Надеюсь, вы смогли понять мои сомнения… Действительно, как в коротком тексте рассказать о длинном, растянувшемся на почти сорок лет пути общения с этим произведением, о пути, изобиловавшем поворотами и зигзагами? Но к чему сетования, Лимбах ждет, времени все меньше, пора запрягать.
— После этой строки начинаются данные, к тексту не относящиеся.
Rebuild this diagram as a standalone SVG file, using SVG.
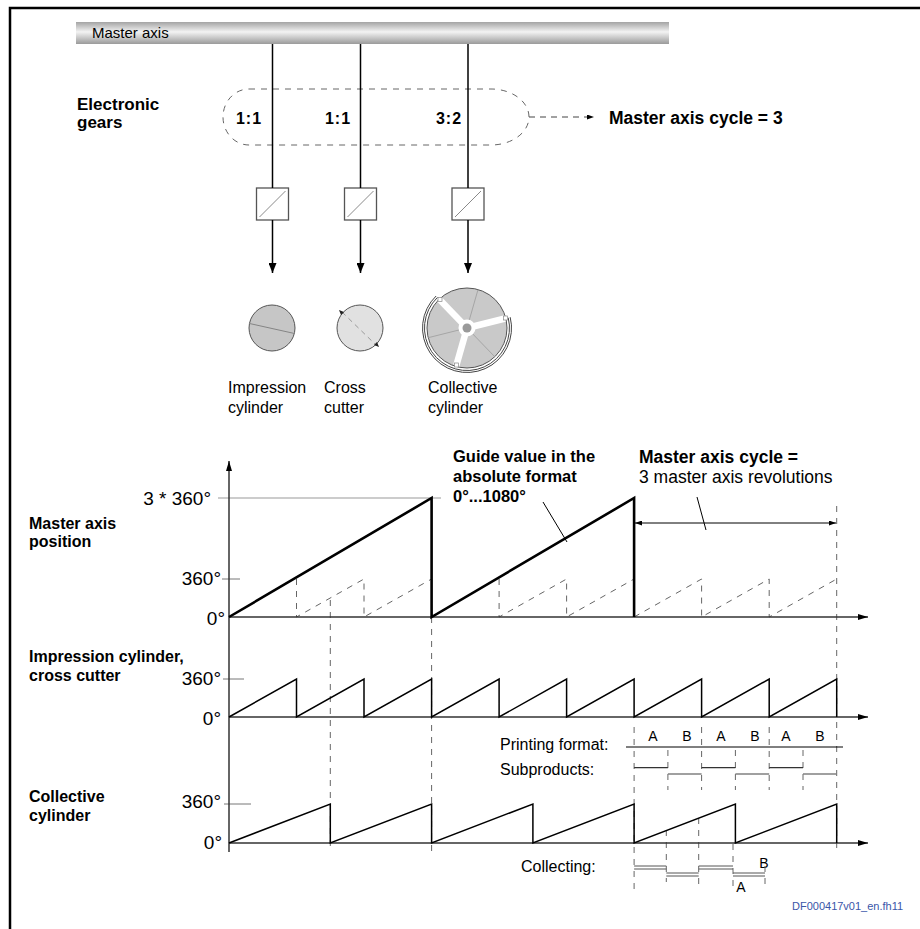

Руководствуясь мыслью самого Гомбровича, который советовал никогда не писать ни об авторе, ни о его произведении, а только о себе самом после встречи с автором или произведением, я решил привезти в Россию его «Дневник» на бричке собственного дневника.
30 апреля
Благодарение Всевышнему за то, что вызволил меня из Польши…
Гомбрович
Вознося благодарение Всевышнему за то, что Он вызволил его из Польши, автор «Фердыдурке» благодарил тем самым судьбу за приглашение на первый рейс «Хроброго» из Гдыни в Аргентину. В Буэнос-Айрес он прибыл 21 августа 1939 года. Через два дня в Москве будет подписан пакт Молотова-Риббентропа, а тут и до войны рукой подать… Гомбрович остался в Аргентине и прожил там двадцать четыре года.
Однако «вызволение» Витольда Гомбровича из Польши началось гораздо раньше, а именно в 1920 году, во время войны с Советами. Ему тогда как раз исполнилось шестнадцать лет. Узнав, что большевики приближаются к Варшаве, большинство его ровесников записались добровольцами на фронт, а Гомбрович — нет! Потом он объяснял это нежеланием впрягаться в воинскую лямку: якобы уже тогда он знал, что муштра и казармы не для него, что он создан для другого, более высокого призвания. Он отказался от общей борьбы с врагом как раз в то время, когда молодые девушки спрашивали парней на улицах, почему они не сражаются, а Родина-мать с плакатов тыкала в него перстом, так что и эти девушки, и эти указательные пальцы привели к тому, что Итек-подросток вдруг почувствовал себя на обочине, отчужденным, не таким, как все. Короче, в том достопамятном году варшавской битвы начался разлад Витольда Гомбровича с народом, заставивший его искать собственные пути. «Патриотизм без готовности пожертвовать жизнью за отчизну, — вспоминал он через много лет 1920-й год, — был для меня пустым звуком. Поскольку такой готовности во мне не было, я должен был сделать выводы». Вот так и сцепился он с Польшей.
Он восстал против анахроничной и напыщенной Польши, страны семейных гербов, титулов и сабель на стенах, против Польши Сенкевичей, Бозевичей и целующих ручки ясновельможных панов, против страны тужурок, жакетов и стоячих воротничков, гетр и брюк в полосочку, против Отчизны, носимой на груди точно латы Дон Кихота, словом — против той формы польскости, которая закостенела сама в себе за долгие годы неволи. После борьбы с Россией и Германией, — говорил он, — нас ждет бой с Польшей, потому что пока мы воевали с чужеземным насилием, мы успели попасть в рабство национального самовоспевания. А поскольку внутренние оковы лучше видны со стороны, то ничего удивительного, что бой Гомбровича с Польшей разгорелся в Аргентине.
Поначалу практически повторилась ситуация 1920 года. Из Аргентины «Хробры» направился в Англию, а на нем Страшевич и другие поляки — чтобы сражаться за Польшу, а Гомбрович в последнюю минуту сошел с борта корабля и остался в Аргентине. Потом он описал это в «Транс-Атлантике», чтобы устами героя, которого тоже звали Витольдом Гомбровичем, произнести филиппику, которую кое-кто относит к наиболее скандальным пассажам за всю историю польской литературы. Это было одно длинное поношение, брошенное в спину Соотечественникам, которые возвращались к своему Народу. Позже он объяснял (как в предисловии к польскому изданию, так и в «Дневнике»), что это была вроде как фантазия, но ведь известно (а впрочем, он и сам об этом писал), что вымысел в гораздо большей степени, чем правда, позволяет автору быть искренним. Так или иначе, но в «Дневнике» он будет выступать от собственного имени, в романе же он мог говорить только устами вымышленного героя, пусть и под именем Гомбрович.